The engine note hardens appreciably as the turbos whistle and wastegates chatter, and if period stats are to be believed, the Shamal can reach 60mph from a standstill in a whisker over five seconds and on to 168mph outright.
However, what impresses more is its refinement as a cruiser: 29mph in sixth gear equates to 1000rpm.
It is apparently possible to overwhelm the rear tyres from low revs, such is the torque, with wheelspin in the dry even in third gear.
However, driven enthusiastically – if somewhere south of ten-tenths – they aren’t sent scrabbling; in the wet, you imagine it would be a different story.
There is some driveline shunt, though, but it isn’t pronounced, nor are there any creaks, groans or shudders through the structure over calloused asphalt.That in itself puts it in rarefied company for its vintage.
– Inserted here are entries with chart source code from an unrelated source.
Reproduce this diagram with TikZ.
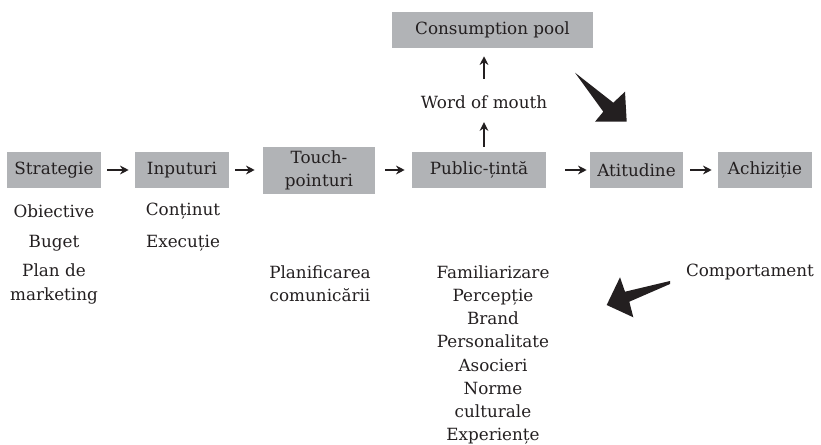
\documentclass[tikz,border=0pt]{standalone}
\usepackage{fontspec}
\setmainfont{DejaVu Serif}
\usepackage{xcolor}
\usetikzlibrary{arrows.meta, calc}
\definecolor{boxgray}{HTML}{B1B3B6}
\definecolor{inkdark}{HTML}{231F20}

\begin{document}
\begin{tikzpicture}[x=0.75pt, y=-0.75pt,
    every node/.style={font=\fontsize{12.6}{17.3}\selectfont, text=inkdark},
    stage/.style={fill=boxgray, minimum height=27pt, inner sep=0pt, align=center},
    flow/.style={-{Stealth[length=6.5pt, width=6.5pt]}, line width=1.3pt, inkdark,
                 shorten <=4.5pt, shorten >=4.5pt},
    item/.style={align=center}]
    \useasboundingbox (0,0) rectangle (821,445);
    % --- Main chain ---
    \node[stage, minimum width=70.5pt] (strat) at (54,170) {Strategie};
    \node[stage, minimum width=70.5pt] (inp) at (182,170) {Inputuri};
    \node[stage, minimum width=84pt, minimum height=35.25pt] (touch) at (319,170.5)
      {Touch-\\pointuri};
    \node[stage, minimum width=100.5pt] (public) at (479,170) {Public-țintă};
    \node[stage, minimum width=69.75pt] (atit) at (636.5,170) {Atitudine};
    \node[stage, minimum width=70.5pt] (achiz) at (765,170) {Achiziție};
    \draw[flow] (strat) -- (inp);
    \draw[flow, shorten >=6pt] (inp) -- (touch.west |- inp);
    \draw[flow, shorten <=7.5pt, shorten >=5.25pt] (touch.east |- public) -- (public);
    \draw[flow, shorten <=14.25pt, shorten >=2.25pt] (public) -- (atit);
    \draw[flow, shorten <=5.25pt] (atit) -- (achiz);
    % --- Word of mouth branch ---
    \node (wom) at (484,102) {Word of mouth};
    \node[stage, minimum width=150.75pt] (pool) at (492.5,30) {Consumption pool};
    \draw[flow, shorten <=3.75pt, shorten >=6.75pt] (wom |- public.north) -- (wom);
    \draw[flow, shorten <=9pt, shorten >=6pt] (wom) -- (wom |- pool.south);
    % --- Details under the boxes ---
    \node[item] (obj) at (54,211) {Obiective};
    \node[item] (buget) at (54,243) {Buget};
    \node[item] (plan) at (54,284) {Plan de\\marketing};
    \node[item] (cont) at (183,211) {Conținut};
    \node[item] (exec) at (183,243) {Execuție};
    \node[item] (planif) at (320,284) {Planificarea\\comunicării};
    \node[item] (fam) at (493,355)
      {Familiarizare\\Percepție\\Brand\\Personalitate\\Asocieri\\Norme\\culturale\\Experiențe};
    \node (comp) at (750,272) {Comportament};
    % --- Big arrows ---
    \fill[inkdark] (575,72.7) -- (603.3,111.7) -- (595,121.7) -- (626.7,121.7)
      -- (625,91.7) -- (613.3,102.7) -- cycle;
    \fill[inkdark] (670,281) -- (625,291.7) -- (620,277.3) -- (606.7,305)
      -- (633.3,317.3) -- (629.3,301.7) -- (670,284) -- cycle;
\end{tikzpicture}
\end{document}
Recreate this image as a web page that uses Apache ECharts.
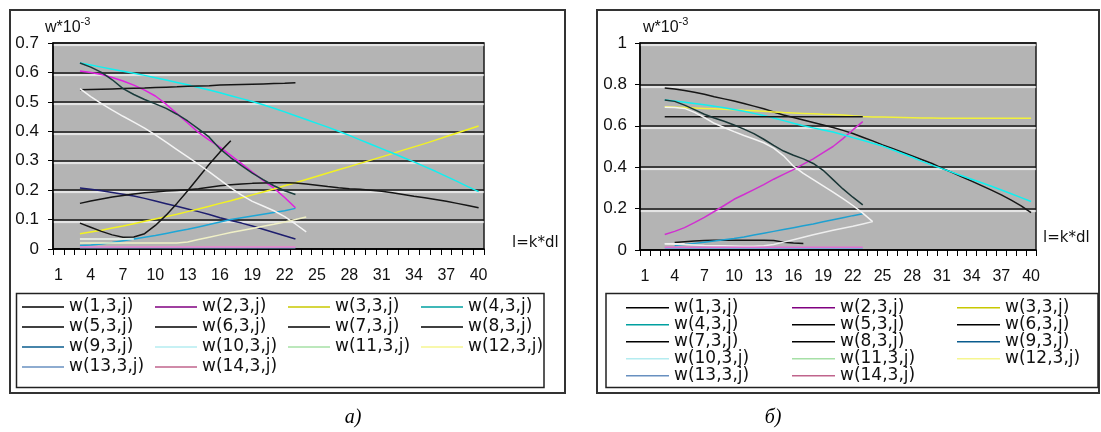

The steering is fast-acting, with three turns from lock to lock, but it has an oddly non-linear feel.
Shamals came fitted with Koni adjustable dampers with four firmness settings.
These are electronically controlled from a keypad located near the gearlever that looks vaguely like an old TV remote.
The ride is on the firm side, even on the softest setting, but it is appreciably better than in many modern-day GTs where ‘sporting suspension’ is a synonym for ‘must visit the osteopath’
There are no driver aids, though, including ABS. But the brake pedal is well servoed and speed is scrubbed off without drama.
The Shamal’s cornering stance is not as nose-heavy as you might expect.
Body roll is well controlled, thanks in part to the stout front anti-roll bar and a small rear one.
This is patently not a car that you would want to guide on its lockstops, nor one that would be happy being driven as such, but it is, well, rather lovely.
It’s nothing like those preconceptions might have you believe, at least in the dry.
As Mark Hales reported in Fast Lane way back when, the Shamal is: ‘Intoxicating, understeer-free fun, but with the feel of a mile-eating grand tourer rather than a circuit scratcher.’
So there you have it. The Maserati Shamal is misunderstood and perhaps even maligned.
This car is more than just a gussied-up Biturbo, that’s for sure. It might not be subtle, but it certainly strikes a chord.